Attention has now shifted to the University of Paris-VII where a similar motion is due to be proposed. On January 9, a group called the “Collective for vigilance against the boycott of Israeli academics” published an advertisement in Le Monde expressing its “consternation” at the Paris-VI decision and stating that the vote would bring about “A generalized process of exclusion whose gravity and implications for individuals and institutions must be measured: exclusion of researchers from scientific committees, publications and conferences; exclusion of international research projects and academic invitations; the setting aside of international exchange programs for students.”
The advertisement, which says that it has gathered more than 25,000 signatures, including those of Nobel Prize winners such as Elie Wiesel, reasons further that Israeli “universities and research institutions, which are independent of the State, are not accountable for the political choices the State makes, whatever they may be. A unilateral rupture of relations would confine their members to isolation as pariahs.” Finally, it argues that since many Israeli academics are at the heart of the Israeli peace movement, targeting them is the last thing that should be done.
What is interesting is that all this fulmination comes not against any actual call for a boycott, or for the breaking of any relations with Israeli academics, but rather for the expression of the view that while Israel is busy destroying Palestinian higher education, the European Union should not be funding Israeli higher education. If in a supposed “democracy,” such as Israel, civil society cannot be held accountable for the actions of the government it elected, by what possible reasoning can tens of thousands of Palestinian academics and students be held responsible for the actions of groups like Hamas and Islamic Jihad which are beyond the control of anyone, including what is left of the Palestinian Authority and the Israeli occupation army?
Yet those who condemned the Paris-VI statement most vigorously had absolutely nothing to say about the devastation that the latest Israeli decision to shut down three universities would cause, let alone the decades of damage the occupation has done to the education of generations of young people. UNESCO Director-General Matsuura, while defending the lofty ideals about education and the need for “tolerance” when it comes to Israeli institutions, had not one word to say about Israel’s threat to shut down the Palestinian universities.
If Israel does go ahead with a formal shut down of Bir Zeit and other universities, it will scarcely make the existing situation much worse. A recent appeal signed by numerous Palestinian, European, African and North American academics in support of the right to education at Birzeit university underlines that,
“Since March 2001, the working life of the University has been severely disrupted by an intimidating Israeli military checkpoint on the Ramallah-Birzeit road, which is part of the expanded network of roadblocks preventing communication between all Palestinian towns and villages in the West Bank. Even when open the checkpoint allows only pedestrian traffic to pass; Israeli soldiers posted there arbitrarily deny passage to students and other civilians, as well as regularly engage in various forms of harassment which at times have resulted in the physical injury of students and faculty.
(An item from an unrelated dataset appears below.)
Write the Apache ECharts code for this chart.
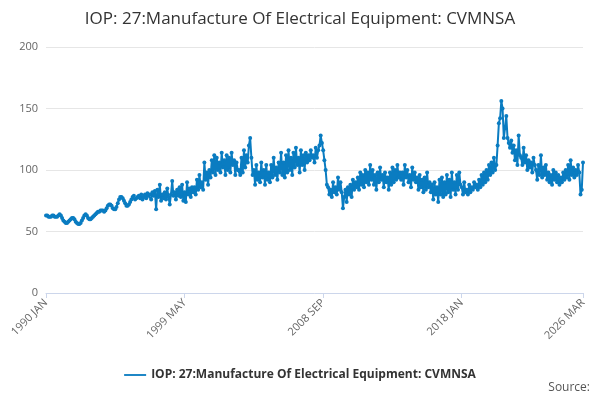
<!DOCTYPE html>
<html>
<head>
<meta charset="utf-8">
<script src="https://cdn.jsdelivr.net/npm/echarts@6/dist/echarts.min.js"></script>
<style>html,body{margin:0;padding:0;background:#fff}#main{width:600px;height:400px}</style>
</head>
<body>
<div id="main"></div>
<script>
var seriesName = 'IOP: 27:Manufacture Of Electrical Equipment: CVMNSA';
var months = ['JAN','FEB','MAR','APR','MAY','JUN','JUL','AUG','SEP','OCT','NOV','DEC'];
var yearlyValues = [
  [63,63,62,62,62,63,63,62,62,62,63,64],
  [63,61,59,58,57,57,58,59,60,61,61,60],
  [58,57,56,56,57,59,61,63,64,63,61,60],
  [60,61,62,63,64,65,66,66,67,67,67,66],
  [67,69,71,72,72,71,69,68,68,70,73,76],
  [78,78,77,75,73,71,71,72,74,76,78,79],
  [76,77,78,79,77,80,76,78,80,77,81,79],
  [80,76,82,79,83,68,84,78,88,75,80,77],
  [82,76,85,78,72,80,91,79,82,76,84,79],
  [86,78,88,75,82,74,90,80,85,78,86,82],
  [86,80,92,84,96,86,90,84,106,92,98,88],
  [100,94,108,98,112,96,110,100,106,98,114,102],
  [108,96,112,100,110,98,114,104,108,96,106,100],
  [100,96,110,98,116,102,112,106,120,126,110,96],
  [100,88,104,92,98,90,106,94,100,88,104,92],
  [98,90,104,94,110,96,102,92,106,98,114,96],
  [106,94,112,98,116,100,110,96,114,102,118,104],
  [110,98,116,104,112,100,114,106,112,108,116,110],
  [112,106,118,110,116,120,128,122,116,108,100,88],
  [86,80,84,78,90,82,86,80,94,84,90,82],
  [69,78,84,74,86,80,88,78,92,84,90,86],
  [94,84,98,88,96,86,100,90,98,88,104,92],
  [100,88,96,84,98,90,102,92,96,86,98,90],
  [94,84,98,88,102,90,100,92,104,94,98,92],
  [98,88,104,94,100,90,96,86,102,92,98,90],
  [94,84,96,86,92,82,94,84,98,86,90,82],
  [88,76,90,80,86,74,92,80,94,78,90,80],
  [96,82,92,78,98,84,90,80,96,84,98,88],
  [86,80,90,82,84,80,88,82,86,84,90,86],
  [88,84,92,86,96,88,98,90,100,92,104,96],
  [106,98,110,100,104,120,138,142,156,150,126,134],
  [144,126,122,118,124,114,120,108,116,104,128,112],
  [110,104,118,106,112,100,108,102,106,98,110,104],
  [100,92,104,96,112,94,102,96,104,92,98,90],
  [96,88,100,92,98,90,96,88,94,90,98,92],
  [100,94,104,92,108,96,102,94,100,96,104,98],
  [80,84,106]
];
var tickLabels = ['1990 JAN','1999 MAY','2008 SEP','2018 JAN','2026 MAR'];

var categories = [], values = [];
yearlyValues.forEach(function(row, i){
  row.forEach(function(v, m){
    categories.push((1990 + i) + ' ' + months[m]);
    values.push(v);
  });
});

var chart = echarts.init(document.getElementById('main'));
chart.setOption({
  title: {text: seriesName, left: 'center', top: 6,
    textStyle: {fontFamily: 'Open Sans', fontWeight: 'normal', fontSize: 17, color: '#333'}},
  legend: {bottom: 14, icon: 'path://M0,4H24V6H0Z', itemWidth: 22, itemHeight: 10,
    textStyle: {fontFamily: 'Open Sans', fontWeight: 'bold', fontSize: 12, color: '#333'}},
  graphic: [{type: 'text', right: 10, bottom: 6,
    style: {text: 'Source:', fontFamily: 'Open Sans', fontSize: 12, fill: '#555'}}],
  grid: {left: 46, right: 17, top: 47, bottom: 107},
  xAxis: {
    type: 'category', data: categories, boundaryGap: false,
    axisLine: {lineStyle: {color: '#ccd6eb'}},
    axisTick: {show: true, alignWithLabel: true, interval: function(i, v){ return tickLabels.indexOf(v) >= 0; }, lineStyle: {color: '#ccd6eb'}},
    axisLabel: {rotate: 45, color: '#666', fontFamily: 'Open Sans', fontSize: 11,
      interval: function(i, v){ return tickLabels.indexOf(v) >= 0; }},
    splitLine: {show: false}
  },
  yAxis: {
    type: 'value', min: 0, max: 200, interval: 50,
    axisLabel: {color: '#666', fontFamily: 'Open Sans', fontSize: 11},
    splitLine: {lineStyle: {color: '#e6e6e6'}}
  },
  series: [{
    name: seriesName, type: 'line', data: values,
    symbol: 'circle', symbolSize: 4, showAllSymbol: true,
    itemStyle: {color: '#0a7cc1'},
    lineStyle: {width: 2, color: '#0a7cc1'}
  }]
});
</script>
</body>
</html>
When closed the checkpoint effectively brings the working life of the university to a halt. Since March 2002, the situation at the checkpoint has deteriorated further and access to the University has on the majority of days been totally impeded. Following Israel’s military re-occupation of West Bank towns (including Ramallah) in mid-June 2002, all Palestinian educational life within the re-occupation zones has been brought to a grinding halt by a blanket curfew imposed on the civilian population. The majority of Birzeit students and faculty are confined to their homes with dwindling hope of returning to their academic lives in the foreseeable future.”Those who claim to defend the moral and intellectual mission of universities by castigating others who seek non-violent ways (such as cutting off taxpayer funding or campaigning for American universities to divest from Israel) to send a message to Israel that colonialism has no place in the twenty-first century, while remaining silent about the systematic, punitive and deliberate destruction of Palestinian civil society and education, display not moral courage, but bankruptcy. They use the same moral calculus of those who vigorously condemn killings of Israelis by Palestinians while rationalizing, defending or even denying the killing of a far greater number of unarmed Palestinian civilians by Israel — hundreds of them children — as merely the accidental and unwanted by-product of the supremely moral army of a country that is just defending itself.
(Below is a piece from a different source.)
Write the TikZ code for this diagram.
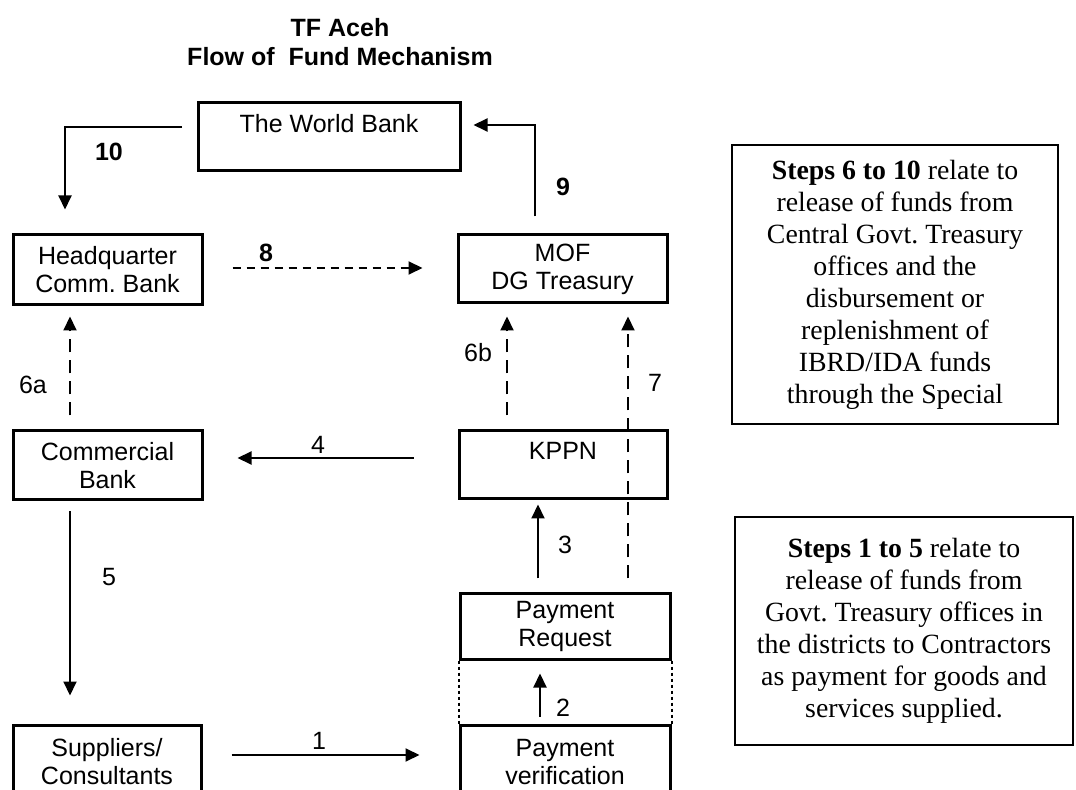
\documentclass[tikz,border=0pt]{standalone}
\usepackage{fontspec}
\setmainfont{Liberation Serif}
\newfontfamily\arialfont{Liberation Sans}
\usetikzlibrary{arrows.meta}
\frenchspacing
\newcommand\boxfont{\arialfont\fontsize{12.5}{14}\selectfont}
\newcommand\notefont{\fontsize{13.9}{16}\selectfont}

\begin{document}
\begin{tikzpicture}[x=.5pt,y=-.5pt,
    box/.style={draw,line width=1.5pt,inner sep=0pt,align=center,font=\boxfont},
    note/.style={draw,line width=.8pt,inner sep=0pt,align=center,font=\notefont},
    arr/.style={-{Triangle[length=7pt,width=6.5pt]},line width=1pt},
    dsh/.style={arr,dash pattern=on 6.5pt off 4pt},
    dotline/.style={line width=1pt,dash pattern=on 1.5pt off 1.5pt},
    lbl/.style={inner sep=0pt,font=\boxfont},
    blbl/.style={inner sep=0pt,font=\boxfont\bfseries}]
  \useasboundingbox (0,0) rectangle (1076,790);

  % title
  \node[align=center,font=\arialfont\bfseries\fontsize{12.5}{14.5}\selectfont] (title) at (340,42)
    {TF Aceh\\Flow of\ \ Fund Mechanism};

  % flow boxes
  \node[box,minimum width=131pt,minimum height=34pt] (wb) at (329,137) {The World Bank\\\mbox{}};
  \node[box,minimum width=94.5pt,minimum height=35pt] (hq) at (107.5,270) {Headquarter\\Comm. Bank};
  \node[box,minimum width=104.5pt,minimum height=34pt] (mof) at (562.5,269) {MOF\\DG Treasury};
  \node[box,minimum width=94.5pt,minimum height=34.5pt] (cb) at (107.5,465.5) {Commercial\\Bank};
  \node[box,minimum width=104pt,minimum height=34pt] (kppn) at (563,465) {KPPN\\\mbox{}};
  \node[box,minimum width=105pt,minimum height=32.5pt] (preq) at (565,626.5) {Payment\\Request};
  \node[box,minimum width=105pt,minimum height=37pt] (pver) at (565,762) {Payment\\verification};
  \node[box,minimum width=94pt,minimum height=37pt] (sup) at (107,762) {Suppliers/\\Consultants};

  % notes on the right
  \node[note,minimum width=163pt,minimum height=139.5pt] (note1) at (895,284.5)
    {\textbf{Steps 6 to 10} relate to\\release of funds from\\Central Govt. Treasury\\offices and the\\
     disbursement or\\replenishment of\\IBRD/IDA funds\\through the Special};
  \node[note,minimum width=169pt,minimum height=114pt] (note2) at (904,631)
    {\textbf{Steps 1 to 5} relate to\\release of funds from\\Govt. Treasury offices in\\
     the districts to Contractors\\as payment for goods and\\services supplied.};

  % columns and rows of the connectors
  \coordinate (a10) at (182,127);
  \coordinate (c10) at (65,0);
  \coordinate (c9) at (535,125);
  \coordinate (c8) at (0,268);
  \coordinate (c6a) at (70,0);
  \coordinate (c6b) at (507,0);
  \coordinate (c7) at (628,0);
  \coordinate (c3) at (538,0);
  \coordinate (c4) at (0,458);
  \coordinate (c2) at (540,0);
  \coordinate (c1) at (0,755);

  % connectors
  \draw[arr,shorten >=12pt] (a10) -| (c10 |- hq.north);
  \draw[arr,shorten <=8.5pt,shorten >=6pt] (c9 |- mof.north) |- (wb.east |- c9);
  \draw[arr,dash pattern=on 4pt off 3pt,shorten <=14.5pt,shorten >=17pt] (hq.east |- c8) -- (mof.west |- c8);
  \draw[dsh,shorten <=7pt,shorten >=5pt] (c6a |- cb.north) -- (c6a |- hq.south);
  \draw[dsh,shorten <=7pt,shorten >=6pt] (c6b |- kppn.north) -- (c6b |- mof.south);
  \draw[dsh,shorten <=7pt,shorten >=6pt] (c7 |- preq.north) -- (c7 |- mof.south);
  \draw[arr,shorten <=7pt,shorten >=2pt] (c3 |- preq.north) -- (c3 |- kppn.south);
  \draw[arr,shorten <=22pt,shorten >=17pt] (kppn.west |- c4) -- (cb.east |- c4);
  \draw[arr,shorten <=5pt,shorten >=14pt] (c6a |- cb.south) -- (c6a |- sup.north);
  \draw[arr,shorten <=3.5pt,shorten >=6.5pt] (c2 |- pver.north) -- (c2 |- preq.south);
  \draw[arr,shorten <=14.5pt,shorten >=19.5pt] (sup.east |- c1) -- (pver.west |- c1);
  \draw[dotline] (preq.south west) -- (pver.north west);
  \draw[dotline] (preq.south east) -- (pver.north east);

  % step numbers
  \node[blbl] (n10) at (109,152) {10};
  \node[blbl] (n9) at (563,187) {9};
  \node[blbl] (n8) at (266,253) {8};
  \node[lbl] (n6a) at (33,385) {6a};
  \node[lbl] (n6b) at (478,353) {6b};
  \node[lbl] (n7) at (655,383) {7};
  \node[lbl] (n4) at (318,445) {4};
  \node[lbl] (n5) at (109,577) {5};
  \node[lbl] (n3) at (565,545) {3};
  \node[lbl] (n2) at (563,708) {2};
  \node[lbl] (n1) at (319,741) {1};
\end{tikzpicture}
\end{document}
When a foreign military occupier can decree that it will simply shut down entire universities and elicit virtually no reaction, especially from those who declare themselves to be the guardians of the sanctity of the academy, it is a sign of how far the logic of brute force has been normalized and accepted when it comes to Israel.
There are legitimate questions to be asked about if and when international sanctions or boycotts are appropriate and effective. Clearly, in the case of apartheid South Africa, there was a large international consensus that sanctions targeting civil society, business and sports, were not only legitimate, but vital to bringing down the apartheid regime. The Guardian argued recently that there is “clear moral case” and growing consensus for a sports boycott of Zimbabwe in protest at President Robert Mugabe’s growing human rights abuses (“Murdoch and morality: Time to take a stand over Zimbabwe,” The Guardian, 9 January 2002). Israel cannot forever expect to remain above the standards applied to other countries, and to neurotically hide behind the defence that all criticism is motivated by hatred or ill-intent, and never by its own actions.
The growing debate in North American and European universities about the need for popular action against Israel’s abuses is in part a reaction to the total failure of the international community, especially the United States which bankrolls and arms Israel, to end Israel’s four-decade military dictatorship over millions of Palestinians. It is this military dictatorship —the occupation — that fuels the cycle of mutual murder of which the Tel Aviv attacks were just the latest and certainly not the last episode. Vilifying as Nazis and anti-Semites those who are looking for non-violent ways to respond to Israel’s relentless campaign of destruction and colony-construction in Palestine is unlikely to put the debate back in the bottle, nor to save Israel from the perhaps irreversible damage it is doing to itself by rejecting every reasonable compromise that stands a chance of bringing peace.